EFFECT OF THE LARGE-SCALE CONVECTION ELECTRIC-FIELD STRUCTURE ON THE FORMATION OF THIN IONIZATION LAYERS AT HIGH-LATITUDES

A three-dimensional simulation of the high-latitude ionosphere was applied to investigate the geographical distribution of E-region thin ionization layers which may be formed by the action of the convection electric field. The simulation model computes the ion densities (O+, O-2(+), N+, N-2(+), NO+, Fe+), and temperatures as a function of altitude, latitude, and longitude. The stationary state momentum and continuity equations are solved for each ion species, then the energy equation is solved for electrons, neutrals, and a generic ion having the mean ion mass and velocity. The various electric field patterns of the HEPPNER and MAYNARD [(1987) J. geophys.
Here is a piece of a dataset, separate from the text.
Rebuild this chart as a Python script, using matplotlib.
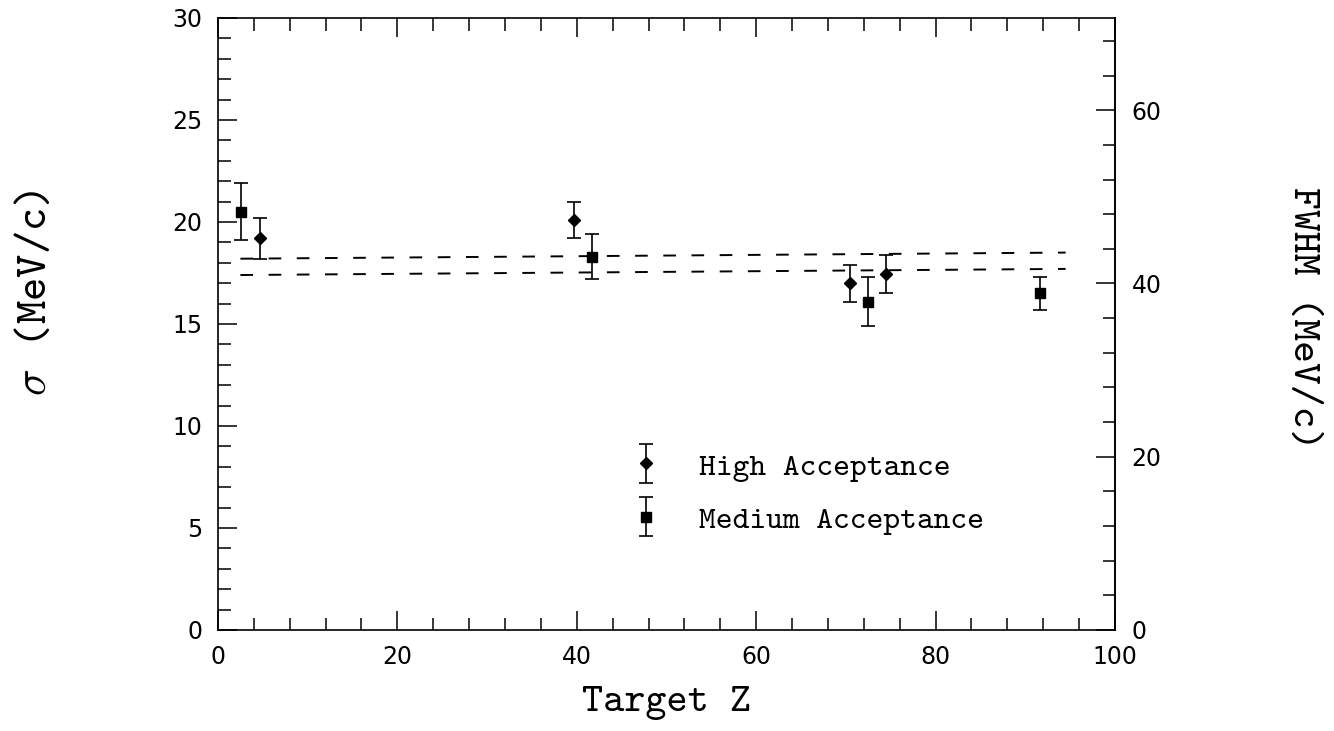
import numpy as np
import matplotlib.pyplot as plt
from matplotlib.ticker import MultipleLocator, FixedLocator
from matplotlib.legend_handler import HandlerErrorbar

# sigma of the momentum distribution vs target Z
high_z = [4.7, 39.7, 70.5, 74.5]
high_sig = [19.2, 20.1, 17.0, 17.45]
high_err = [1.0, 0.9, 0.9, 0.95]

med_z = [2.6, 41.7, 72.5, 91.6]
med_sig = [20.5, 18.3, 16.1, 16.5]
med_err = [1.4, 1.1, 1.2, 0.8]

# the two dashed fit lines
fit_z = [2.5, 94.5]
fit_upper = [18.2, 18.5]
fit_lower = [17.4, 17.7]

fwhm_ticks = [0, 20, 40, 60]
FWHM = 2.355
tt = 'cmtt10'   # typewriter face close to the original
plt.rcParams['mathtext.fontset'] = 'cm'

fig = plt.figure(figsize=(13.34, 7.31), dpi=100)
ax = fig.add_axes([0.1634, 0.1382, 0.6724, 0.8372])

eh = ax.errorbar(high_z, high_sig, yerr=high_err, fmt='D', ms=6.3, color='black',
                 ecolor='black', elinewidth=1.2, capsize=5, capthick=1.2)
em = ax.errorbar(med_z, med_sig, yerr=med_err, fmt='s', ms=7.8, color='black',
                 ecolor='black', elinewidth=1.2, capsize=5, capthick=1.2)

ax.plot(fit_z, fit_upper, color='black', lw=1.4, linestyle=(0, (6.5, 8)))
ax.plot(fit_z, fit_lower, color='black', lw=1.4, linestyle=(0, (6.5, 8)))

ax.set_xlim(0, 100)
ax.set_ylim(0, 30)
ax.xaxis.set_major_locator(MultipleLocator(20))
ax.xaxis.set_minor_locator(MultipleLocator(4))
ax.yaxis.set_major_locator(MultipleLocator(5))
ax.yaxis.set_minor_locator(MultipleLocator(1))
ax.tick_params(which='both', direction='in', top=True, right=False, width=1.1)
ax.tick_params(which='major', length=14, labelsize=17, pad=11)
ax.tick_params(which='minor', length=9)
for s in ax.spines.values():
    s.set_linewidth(1.2)

sec = ax.secondary_yaxis('right', functions=(lambda s: s * FWHM, lambda f: f / FWHM))
sec.yaxis.set_major_locator(FixedLocator(fwhm_ticks))
sec.yaxis.set_minor_locator(MultipleLocator(4))
sec.tick_params(which='both', direction='in', width=1.1)
sec.tick_params(which='major', length=14, labelsize=17, pad=12)
sec.tick_params(which='minor', length=9)
sec.spines['right'].set_linewidth(1.2)

ax.set_xlabel('Target Z', fontsize=29, family=tt, labelpad=12)
fig.text(0.027, 0.599, r'$\sigma$ (MeV/c)', rotation=90, fontsize=32, family=tt,
         ha='center', va='center')
fig.text(0.976, 0.565, 'FWHM (MeV/c)', rotation=-90, fontsize=30, family=tt,
         ha='center', va='center')

leg = ax.legend([eh, em], ['High Acceptance', 'Medium Acceptance'],
                loc='center left', bbox_to_anchor=(0.461, 0.223), frameon=False,
                prop={'family': tt, 'size': 23}, handlelength=0.9,
                handletextpad=1.2, labelspacing=0.75, borderpad=0, borderaxespad=0,
                handler_map={type(eh): HandlerErrorbar(yerr_size=0.6)})

fig.savefig('out.png', dpi=100)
Res. 92, 4467-4489] convection electric field model were applied and the ionization density pattern was examined after a time sufficient for the formation of thin layers (approximate to 2000 s). It was found that large areas of thin ionization layers were formed for each of the electric field patterns examined. Southward IMF B-z conditions resulted in thin layers forming in the pre-midnight sector in the latitude range north of about 70 degrees to about 80 degrees, and after midnight between 60 and 70 degrees. For northward B-z conditions, the layers were mainly in the pre-midnight sector and covered a latitude range from about 60 to 80 degrees.